# orange dual terror vs rocker 30



## iblastoff (May 14, 2011)

thoughts? 
i know it shouldn't matter *too* much but i do like that the rocker 30 looks like a 'proper' amp. 

but the ability to have gain on both channels on the dual terror is very appealing to me (i usually switch between dark overdrive to cleans with some grit to it. in order to do that on the rocker 30 i'd have to crank the single natural volume knob which wouldn't be ideal.) 

i suppose i could just throw something like an mxr microamp in front of the rocker 30's clean channel to get some grit?

currently not gigging but looking to in the future.

how do the higher gains on the rocker 30 and dual terror compare? do they overlap in any way?

i also want something that will complement my current rig (vox ac30). lets assume i can get both around almost the same price (actually a used rocker 30 would probably be cheaper)


----------



## Bevo (Nov 24, 2006)

Sounds like you answered your own question.

The AC30 and the Dual with maybe a TS to tighten it up used with a A/B switch would be pretty amazing.
What you do need to do is spend time with both heads and see how they sound for you, the dual may be clean enough for you.

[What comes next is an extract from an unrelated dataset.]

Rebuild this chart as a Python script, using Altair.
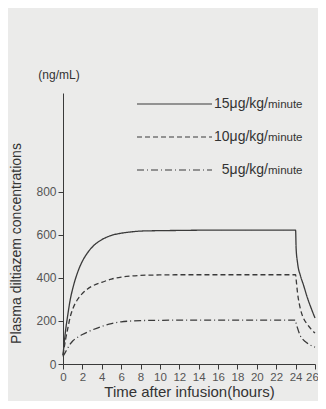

If you don't have a Tube screamer pedal try one at the guitar shop with the Rocker, set your clean to get the tone you want then click on the TS and adjust for dirt. By switching it on and off you will get your two channels.


----------



## iblastoff (May 14, 2011)

Bevo said:


> Sounds like you answered your own question.
> 
> The AC30 and the Dual with maybe a TS to tighten it up used with a A/B switch would be pretty amazing.
> What you do need to do is spend time with both heads and see how they sound for you, the dual may be clean enough for you.
> ...


i've now tried the dual terror for about a week now (bought one from L&M to see if i like it combined with my ac30) and it sounds ok through my 2x12 avatar cab loaded with celestion vintage 30s but it seems to get flabby sounding and can't really handle low notes that well. i don't know if its just signature orange or just the dual terror but its overdrive sounds too fizzy to me, especially after 12'oclock on the gain knob. 

i also have a rockerverb 100 MKI in the household and it certainly holds up better in tightness/low end but i don't know if thats just the general nature of the rockerverb or the higher wattage.

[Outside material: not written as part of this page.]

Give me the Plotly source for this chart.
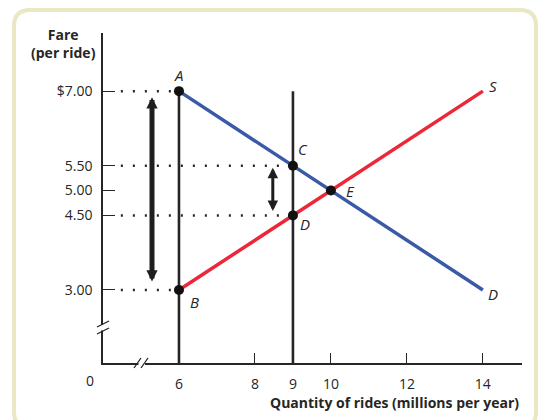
import plotly.graph_objects as go

# ---- data ----
quantities = [6, 14]
demand_prices = [7.0, 3.0]
supply_prices = [3.0, 7.0]
point_names = ["A", "B", "C", "D", "E"]
point_q = [6, 6, 9, 9, 10]
point_p = [7.0, 3.0, 5.5, 4.5, 5.0]
y_tickvals = [3.0, 4.5, 5.0, 5.5, 7.0]
y_ticktext = ["3.00", "4.50", "5.00", "5.50", "$7.00"]
x_tickvals = [6, 8, 9, 10, 12, 14]
x_ticktext = ["6", "8", "9", "10", "12", "14"]
quota_q = [6, 9]
dotted_prices = [7.0, 3.0, 5.5, 4.5]
dotted_q = [6, 6, 9, 9]

W, H = 538, 420
PL, PR, PT, PB = 103, 522, 33, 363  # plot area in page pixels
L, R, T, B = PL, W - PR, PT, H - PB
X0, X1 = 4.0, 15.03
Y0, Y1 = 1.53, 8.17
FONT = "Open Sans"
INK = "#262626"
BLUE = "#3a5aa8"
RED = "#ec2838"


def px(x):
    return (x - PL) / (PR - PL)


def py(y):
    return (PB - y) / (PB - PT)


fig = go.Figure()

# dotted guide lines
for q, p in zip(dotted_q, dotted_prices):
    fig.add_trace(go.Scatter(x=[4.47, q], y=[p, p], mode="lines",
                             line=dict(color=INK, width=2.5, dash="2px,10px"),
                             hoverinfo="skip", showlegend=False))

# quota vertical lines
for q in quota_q:
    fig.add_trace(go.Scatter(x=[q, q], y=[7.0, Y0], mode="lines",
                             line=dict(color=INK, width=2.6),
                             hoverinfo="skip", showlegend=False))

# demand and supply
fig.add_trace(go.Scatter(x=quantities, y=demand_prices, mode="lines",
                         line=dict(color=BLUE, width=3.5), showlegend=False))
fig.add_trace(go.Scatter(x=quantities, y=supply_prices, mode="lines",
                         line=dict(color=RED, width=3.5), showlegend=False))

# points
fig.add_trace(go.Scatter(x=point_q, y=point_p, mode="markers",
                         marker=dict(color="#111111", size=10),
                         showlegend=False))

LBL = dict(family=FONT, size=15, color=INK, style="italic")
annotations = []
label_shift = {"A": (0, 16), "B": (16, -12), "C": (10, 17), "D": (12, -9), "E": (20, 0)}
for n, q, p in zip(point_names, point_q, point_p):
    dx, dy = label_shift[n]
    annotations.append(dict(x=q, y=p, text=n, showarrow=False, xshift=dx, yshift=dy, font=LBL))
annotations.append(dict(x=quantities[1], y=supply_prices[1], text="S", showarrow=False,
                        xshift=10, yshift=5, font=LBL))
annotations.append(dict(x=quantities[1], y=demand_prices[1], text="D", showarrow=False,
                        xshift=10, yshift=-4, font=LBL))

# wedge arrows
annotations.append(dict(x=5.29, y=7.0, ax=5.29, ay=3.0, xref="x", yref="y", axref="x", ayref="y",
                        showarrow=True, arrowhead=2, arrowside="end+start", arrowsize=0.45,
                        arrowwidth=5, arrowcolor="#1e1e1e", standoff=6, startstandoff=7, text=""))
annotations.append(dict(x=8.47, y=5.5, ax=8.47, ay=4.5, xref="x", yref="y", axref="x", ayref="y",
                        showarrow=True, arrowhead=2, arrowside="end+start", arrowsize=0.7,
                        arrowwidth=3, arrowcolor="#1e1e1e", standoff=2, startstandoff=3, text=""))

# axis titles and origin label
annotations.append(dict(x=px(63), y=py(23), xref="paper", yref="paper", xanchor="center", yanchor="top",
                        text="<b>Fare</b><br><b>(per ride)</b>", showarrow=False, align="center",
                        font=dict(family=FONT, size=14, color=INK)))
annotations.append(dict(x=px(521), y=py(403), xref="paper", yref="paper", xanchor="right", yanchor="middle",
                        text="<b>Quantity of rides (millions per year)</b>", showarrow=False,
                        font=dict(family=FONT, size=14, color=INK)))
annotations.append(dict(x=px(90), y=py(380), xref="paper", yref="paper", xanchor="center", yanchor="middle",
                        text="0", showarrow=False, font=dict(family=FONT, size=14, color=INK)))

shapes = []
# frame
fl, fr, ft, fb, r = 14, 536, 10, 428, 16
path = (f"M {px(fl)},{py(ft + r)} Q {px(fl)},{py(ft)} {px(fl + r)},{py(ft)} "
        f"L {px(fr - r)},{py(ft)} Q {px(fr)},{py(ft)} {px(fr)},{py(ft + r)} "
        f"L {px(fr)},{py(fb - r)} Q {px(fr)},{py(fb)} {px(fr - r)},{py(fb)} "
        f"L {px(fl + r)},{py(fb)} Q {px(fl)},{py(fb)} {px(fl)},{py(fb - r)} Z")
shapes.append(dict(type="path", path=path, xref="paper", yref="paper",
                   line=dict(color="#e9e7c4", width=4), layer="below"))
# axis breaks: white gaps then slashes
shapes.append(dict(type="rect", xref="paper", yref="paper", x0=px(100), x1=px(106), y0=py(325), y1=py(330.5),
                   fillcolor="white", line=dict(width=0), layer="above"))
shapes.append(dict(type="rect", xref="paper", yref="paper", x0=px(138.5), x1=px(145), y0=py(360), y1=py(366),
                   fillcolor="white", line=dict(width=0), layer="above"))
for (x0, y0, x1, y1) in [(97, 327, 109, 321), (97, 334, 109, 328), (134, 368, 141, 358), (141, 368, 148, 358)]:
    shapes.append(dict(type="line", xref="paper", yref="paper", x0=px(x0), y0=py(y0), x1=px(x1), y1=py(y1),
                       line=dict(color=INK, width=1.3), layer="above"))

fig.update_layout(
    width=W, height=H,
    margin=dict(l=L, r=R, t=T, b=B),
    paper_bgcolor="white", plot_bgcolor="white",
    showlegend=False,
    annotations=annotations,
    shapes=shapes,
    xaxis=dict(range=[X0, X1], showgrid=False, zeroline=False, showline=True, linecolor=INK, linewidth=1.5,
               ticks="inside", ticklen=10, tickwidth=1.3, tickcolor=INK,
               tickvals=x_tickvals, ticktext=x_ticktext, ticklabelstandoff=7,
               tickfont=dict(family=FONT, size=14, color=INK), fixedrange=True),
    yaxis=dict(range=[Y0, Y1], showgrid=False, zeroline=False, showline=True, linecolor=INK, linewidth=1.5,
               ticks="inside", ticklen=12, tickwidth=1.3, tickcolor=INK,
               tickvals=y_tickvals, ticktext=y_ticktext, ticklabelstandoff=6,
               tickfont=dict(family=FONT, size=14, color=INK), fixedrange=True),
)

fig.write_html("out.html", config={"displayModeBar": False},
               post_script="document.body.style.margin='0';document.body.style.overflow='hidden';")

i play a telecaster and now i find the lack of full EQ is bothering me (i'd like a bass boost since my tele is pretty bright already). turning down the tone knob on the dual terror sort of works but isn't ideal.

i'm going to give it one more shot after work today and see if i'm going to return this thing or not.


----------



## copperhead (May 24, 2006)

I just swapped out the stock power tubes out of my tiny terror & put a set of JJ's in & allot of the flabby notes were gone & definitely less fizzy


----------



## iblastoff (May 14, 2011)

so i ended up returning the dual terror but all in all i actually really really loved it. the initial flabby/fizzy complaints i had were generally solved by the very versatile tone knobs. just a little nudge can make a pretty big difference. 

i still ended up going for a rocker 30 though for the full eq. if i didn't have the option to get the rocker 30 used for pretty decent price i would have had no problem keeping the dual terror. awesome amp for sure.


----------



## Astroman86 (May 6, 2010)

nice post. im in a similar situation for amp shopping lol. i was looking at the mesa boogie transatlantic 15, and now the 30 since i just discovered it for myself. have you tried either of those. they have lots of tone options, and are like the dual terror.


----------



## iblastoff (May 14, 2011)

sorry i've never tried the transatlantics before as i generally prefer british tone vs mesa/american sound. i would imagine they would be more versatile than the oranges for sure though.


----------



## iblastoff (May 14, 2011)

so i've had the rocker 30 for a few days now. all i can say is its about 100x more in your face than the dual terror. this isn't necessarily a good thing though depending on what you want. the rocker 30 is VERY aggressive and has that hot rodded marshall sound. it either becomes hairy clean or in your face punchy raw tone with not much in between. the full eq on the dirty channel is nice but the voicing is just too aggressive for me. i'd basically rather have the dual terrors tone with the rocker 30s eq settings. damn it!


----------



## Budda (May 29, 2007)

Maybe try something other than Orange?

... Soldano Astroverb? Splawn Quickrod?


----------



## iblastoff (May 14, 2011)

Budda said:


> Maybe try something other than Orange?
> 
> ... Soldano Astroverb? Splawn Quickrod?


i went back to the dual terror. absolutely love it.


----------